There’s a fingernail-on-the-chalkboard feel to every one of these Gail Collins-David Brooks chats. Brooks is so clueless and Collins so indulging, it just makes me want to throw up. This week, it’s ‘David Brooks goes to the zoo’ and reports back on the great spiritual yearning of your average Glenn Beck fan. When Collins gently tries to remind him that they’re more pissed about being told to press ‘2’ for Spanish when they call their bank, Brooks turns into an anthropologist.
People like those at last weekend’s rally want the Judeo-Christian ethic back, which sweetened and softened life on the frontier (physical or technological). And so they march. They are only vaguely aware of this value system. It is so entwined into their very nature, they can not step back and define it. But they feel it weakening.
Actually, they feel a pang of anger when asked whether they speak a language other than English. They feel unmoored when they see a black man in the White House. The patriotic, nationalist, and xenophobic energy of the Tea Party movement may be dripping with faux-sentimentality but it isn’t primarily religious in nature. It’s ethnic. Beck’s rally may have had a more spiritual tone since it was billed as restoring misplaced values and Beck gave a religious speech. But the Tea Party movement is not about socially conservative values. It’s about economics and it’s about the browning of America. Republican candidates are responding by toning down the god and gays talk and focusing on joblessness and the deficit and immigration.
If Brooks can’t see this, he’s either dishonest or clueless. And Collins is useless for indulging this knucklehead instead of ridiculing his stupid analysis.
More generally the hatefulness of everything around the so-called tea party (Why dignify the term with capitals?, it’s all deceitful PR.)is a reaction to the changes in the wider world. A third to a quarter of the world’s population is Muslim and these US-ians are unashamedly bitching about the proposed Islamic Cultural Center in downtown Manhattan. They don’t get it, Islam is now ‘on the map’ and is here to stay no matter what. So deal with it humanely. Most of these people don’t even have a passport, for gawdzsake (as Digby says), let alone knowledge, firsthand or otherwise, of other peoples and places. They’re completely oblivious to the world outside the USA, for that matter to the lives that millions upon millions in the USA itself are doomed to lead. Great, Brooks, the frontier and the Judeo-Christian tradition. He will never give anyone a break. So I give him a John Wayne movie and Israel as guides to unravel his conundrums. The frontier, whether myth or reality, is so far removed from anyone’s life nowadays that it is ridiculous to invoke it as an explanation of anything happening today—just pretentious, superficial American civ 101 nonsense. And Israel’s colonization of Palestine is the living, breathing reality of the Judeo-Christian tradition to billions of people all around the world. The Islamic Center affair is for me the last straw. The US has completely messed itself.
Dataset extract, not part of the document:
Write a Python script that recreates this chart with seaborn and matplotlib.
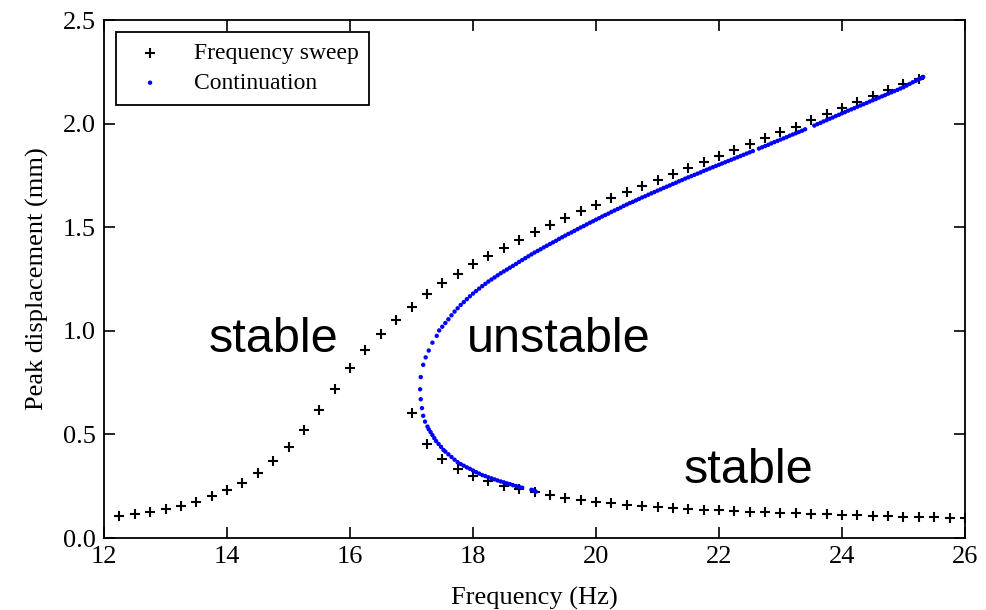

Beck’s rally was only religious in nature because he couldn’t do a straight out political speech. So he used the only thing that otherwise tied these people together. Their shared Talibangelicalism.
I would prefer “talibangelism.” Easier to say.
Me too.
If Brooks can’t see this, he’s either dishonest or clueless.
He can’t be both?
Brooks is both clueless and dishonest. And btw “Judeo-Christian” tradition is a concept (that goes back centuries) designed to subsume Judaism into Christianity (as its predecessor with the idea that Christianity superseded Judaism). The concept of “Abrahamic faiths”, however, is one utilized by religion scholars to refer to distinct religions all of which trace their origins to the figure of Abraham. There are three of them. Pop quiz: what are they?
To me, the fingernail on blackboard feel comes less from Brook’s pathetic pseudo-profundities than the sense of complacency with themselves that pervades their banter like a stink cloud. Like they think they’re Kant and Schopenhauer when in fact, they themselves are Miley Cyrus and Hannah Montana. They take profound cultural questions and turn them into vehicles for their Us magazine-level “wit”, and thereby trivialize them beyond discussibility. By passing as the “serious” pop intellectuals of our culture, they co-opt everyone who tries to talk about real stuff.
Come now, give them credit: Miley Cyrus and Hannah Montana do their jobs and do it well.
I wonder if Brooks thinks fruits are decorative.
“And Collins is useless for indulging this (knucklehead) instead of ridiculing his stupid analysis.”
Watch your language.
Is the tea party about economics? I don’t believe so. I do believe the money behind it is about economics. Not the same.